Scott Segalewitz knows only a few words in Mandarin, but he’s taken one to heart — “guanxi.”
Loosely translated, guanxi means connections. “In China, it’s all about relationships,” says Segalewitz, professor and former chair of UD’s engineering technology program.
In 2006, Segalewitz helped start what’s become the University of Dayton’s longest-running partnership in China, one that set the stage for the University’s growing footprint in a country on the economic rise across the globe.
A select number of engineering students at Shanghai Normal University, which enrolls triple the number of full-time students as the University of Dayton, study for three years at the Fengxian campus that sits on the edge of a picturesque lake. For their final year, they transfer to UD’s largely residential campus in the heart of the American Midwest.
Many have never stepped foot on American soil before, and they’re not used to living in a city that’s a sliver of the size of Shanghai. They take intensive courses in communication and English composition in the summer before starting classes in the fall in either electronic or manufacturing technology.
At the end of their year, they earn diplomas from Shanghai Normal and the University of Dayton — and a greater shot at the top engineering jobs in their own country, where many now work for multinational companies like Mitsubishi and Exxon.
That’s what inspired Yongxu Shen, who’s adopted the American name “Cecilia,” to trade life in arguably one of the fastest-developing cities in the world for a year on a Catholic campus that prides itself as much for its welcoming atmosphere as for its engineering school’s reputation.
“I’m a little nervous,” Cecilia concedes during Segalewitz’s orientation class in early August. “I’ve never been outside China, but I want to improve my knowledge of the language. I want the experience.”

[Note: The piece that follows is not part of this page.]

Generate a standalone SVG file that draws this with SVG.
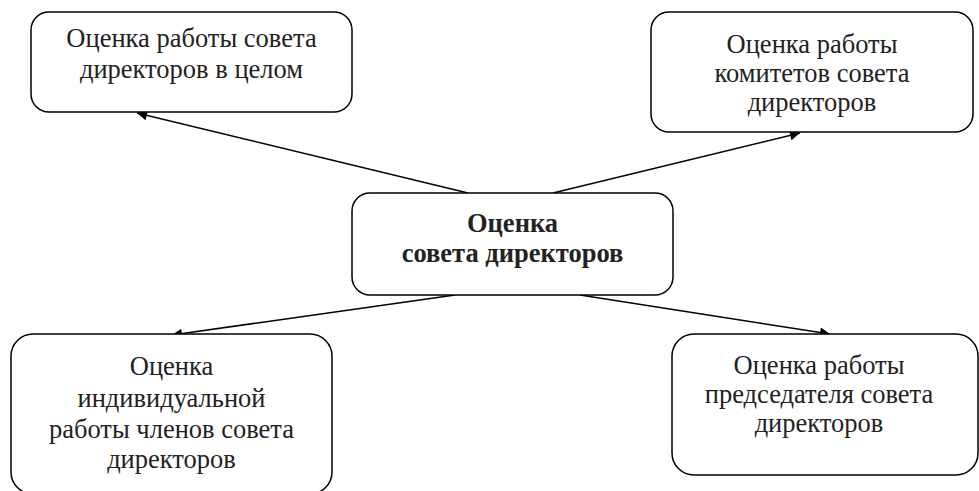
<svg xmlns="http://www.w3.org/2000/svg" width="979" height="491" viewBox="0 0 979 491">
<defs>
<marker id="arr" viewBox="0 0 10 10" refX="10" refY="5" markerWidth="14" markerHeight="10" markerUnits="userSpaceOnUse" orient="auto">
<path d="M0,0 L10,5 L0,10 z" fill="#000"/>
</marker>
<style>
.box{fill:#fff;stroke:#000;stroke-width:1.5}
.t{font-family:"Liberation Serif","Times New Roman",serif;font-size:26.5px;fill:#222;text-anchor:middle}
.b{font-weight:bold}
.c{stroke:#000;stroke-width:1.5;fill:none;marker-end:url(#arr)}
</style>
</defs>
<rect width="979" height="491" fill="#fff"/>
<g id="connectors">
<line class="c" x1="468" y1="193" x2="137" y2="113"/>
<line class="c" x1="553" y1="193" x2="800" y2="133"/>
<line class="c" x1="455" y1="295" x2="172" y2="335"/>
<line class="c" x1="580" y1="295" x2="830" y2="334"/>
</g>
<g id="n1">
<rect class="box" x="31" y="12" width="321" height="100" rx="18"/>
<text class="t" x="191.5" y="47">Оценка работы совета</text>
<text class="t" x="191.5" y="78">директоров в целом</text>
</g>
<g id="n2">
<rect class="box" x="651" y="12" width="322" height="120" rx="18"/>
<text class="t" x="812" y="53">Оценка работы</text>
<text class="t" x="812" y="82">комитетов совета</text>
<text class="t" x="812" y="111">директоров</text>
</g>
<g id="center">
<rect class="box" x="352" y="193" width="321" height="102" rx="18"/>
<text class="t b" x="512.5" y="232">Оценка</text>
<text class="t b" x="512.5" y="262">совета директоров</text>
</g>
<g id="n3">
<rect class="box" x="11" y="334" width="321" height="160" rx="22"/>
<text class="t" x="171.5" y="375">Оценка</text>
<text class="t" x="171.5" y="407">индивидуальной</text>
<text class="t" x="171.5" y="438">работы членов совета</text>
<text class="t" x="171.5" y="468">директоров</text>
</g>
<g id="n4">
<rect class="box" x="672" y="334" width="306" height="141" rx="22"/>
<text class="t" x="819" y="374">Оценка работы</text>
<text class="t" x="819" y="403">председателя совета</text>
<text class="t" x="819" y="432">директоров</text>
</g>
</svg>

Classmate Wei “Harry” Zhang says he’s impressed with the engineering labs. “We took a tour, and they’re more modern. I want to learn more about American technology.”

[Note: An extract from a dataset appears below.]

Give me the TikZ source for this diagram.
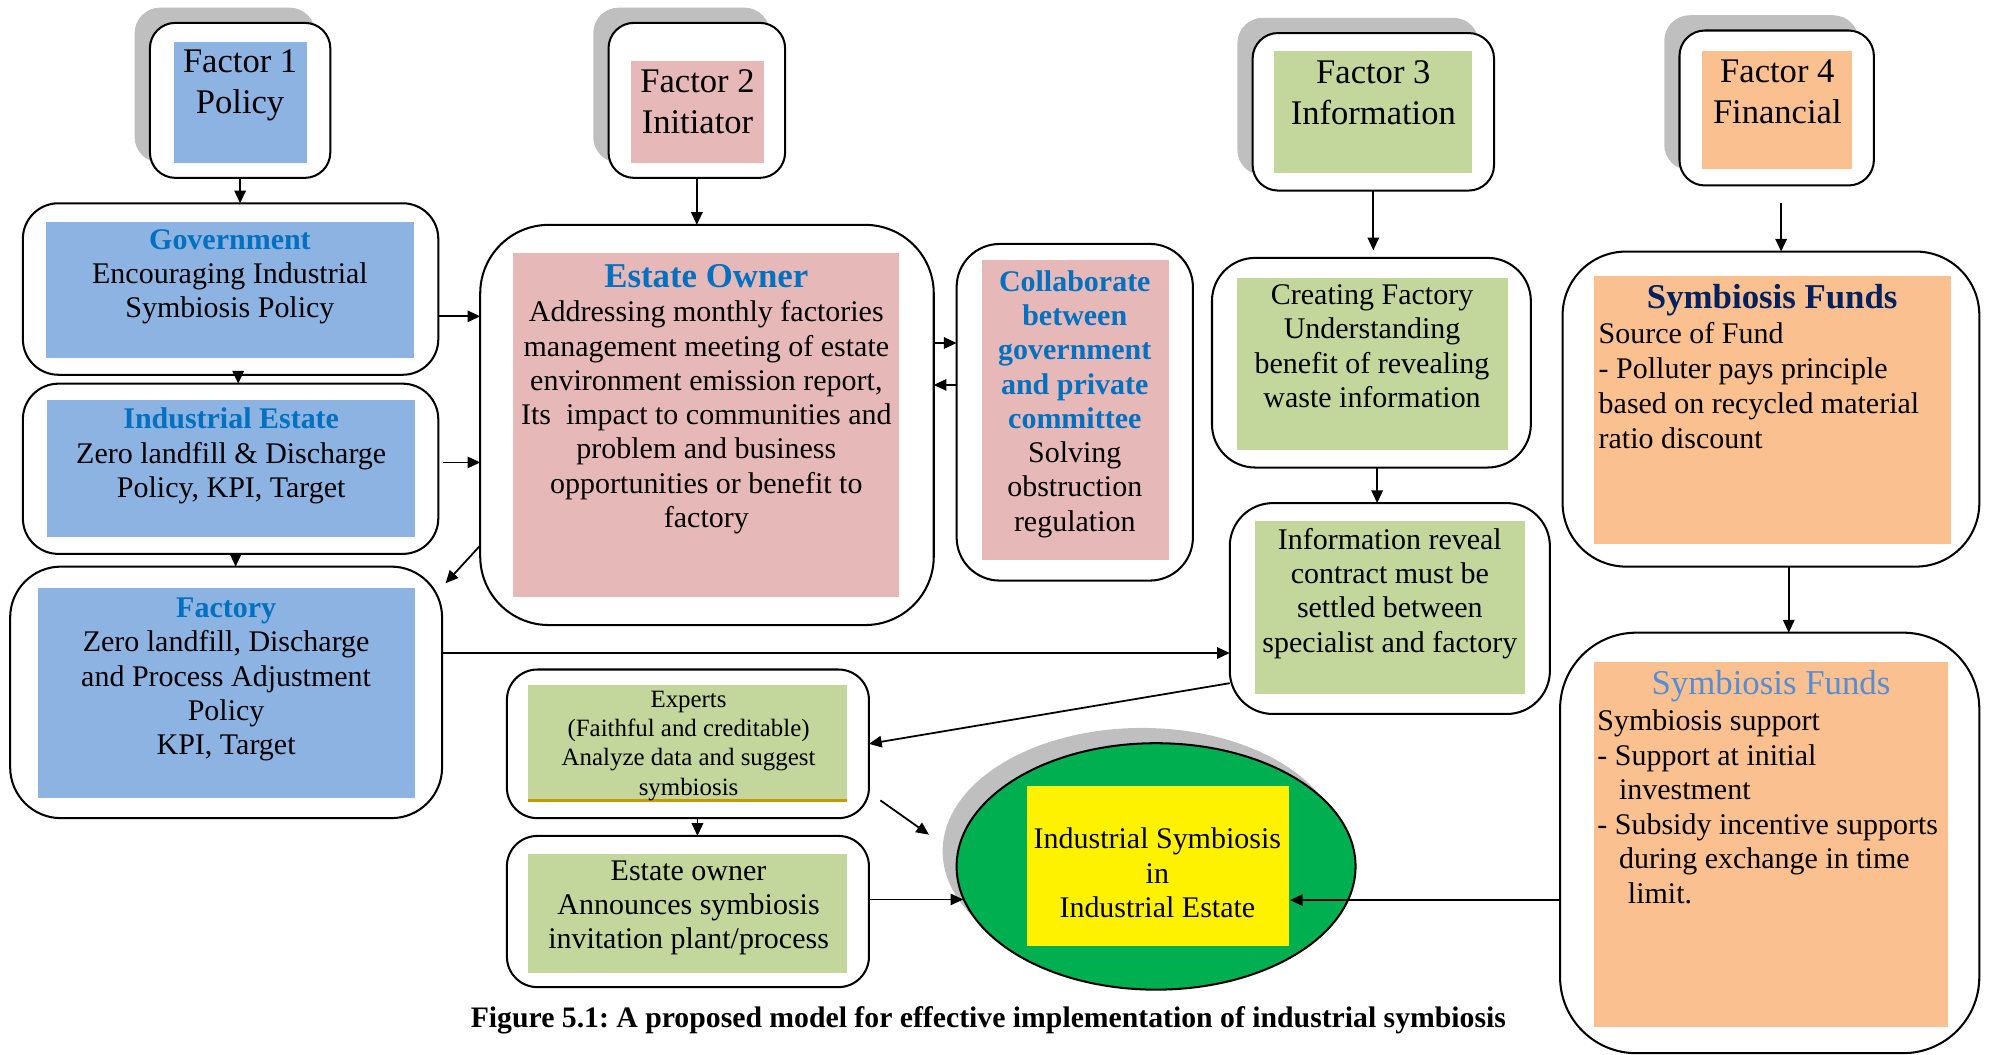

On this humid summer day, just three weeks before thousands of University of Dayton students move back to campus, 20 students listen intently to Segalewitz as he talks about the importance of professional ethics. But first, he gives them a little fatherly advice.
“I always tell my students that if you’re doing something your mother wouldn’t approve, it’s probably not right,” he says to start off his midday class. “We need to treat people fairly. It doesn’t matter where we come from. Ethics is about doing what is right.”

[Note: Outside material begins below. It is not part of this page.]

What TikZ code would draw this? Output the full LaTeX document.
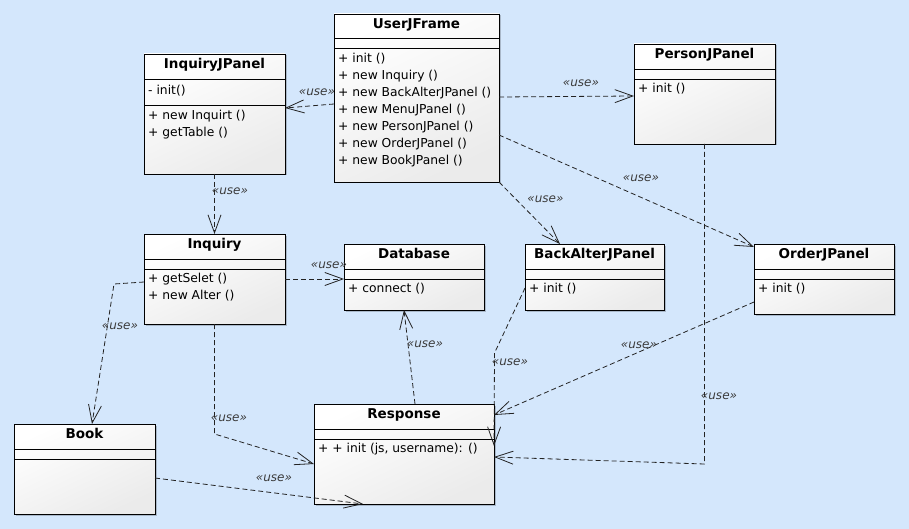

Segalewitz launches into an animated lecture that ranges from amusing stories about the Pirate Code of Conduct to candid observations of unethical behavior of athletes at the London Olympics to a more serious viewing of a video showing one of the greatest engineering disasters of all time — the July 17, 1981, collapse of a suspended skywalk at the Hyatt Regency Hotel in Kansas City.
Segalewitz had no experience teaching a roomful of international students before UD launched the joint degree program, but he’s developed a comfort level and a rapport with the students, many of whom he taught in China during a faculty exchange. “Their conversational English is very good, but their technical English tends to be what we stress,” he notes. “We go over to China to teach to give them an ear for the technical language.”
While not all professors travel to other countries to teach, many have students from abroad in their classes. That’s why Segalewitz gave his faculty a 593-page cultural handbook, Kiss, Bow, or Shake Hands: The Bestselling Guide to Doing Business in More Than 60 Countries.
Now that Segalewitz has stepped down as chair of the engineering technology department, he’s turning his attention to teaching and helping Phil Doepker ’67, professor emeritus of mechanical engineering, coordinate industrial and technical relations at the newly opened University of Dayton China Institute. They’re working closely with multinational companies in Suzhou Industrial Park to develop research projects and courses.
“Engineering doesn’t just happen in Dayton, Ohio,” he says. “It’s a worldwide profession. The more experience we give our students — international and American — the more marketable they’ll be.”
Xujun “Daniel” Peng agrees: “This year will change my life.”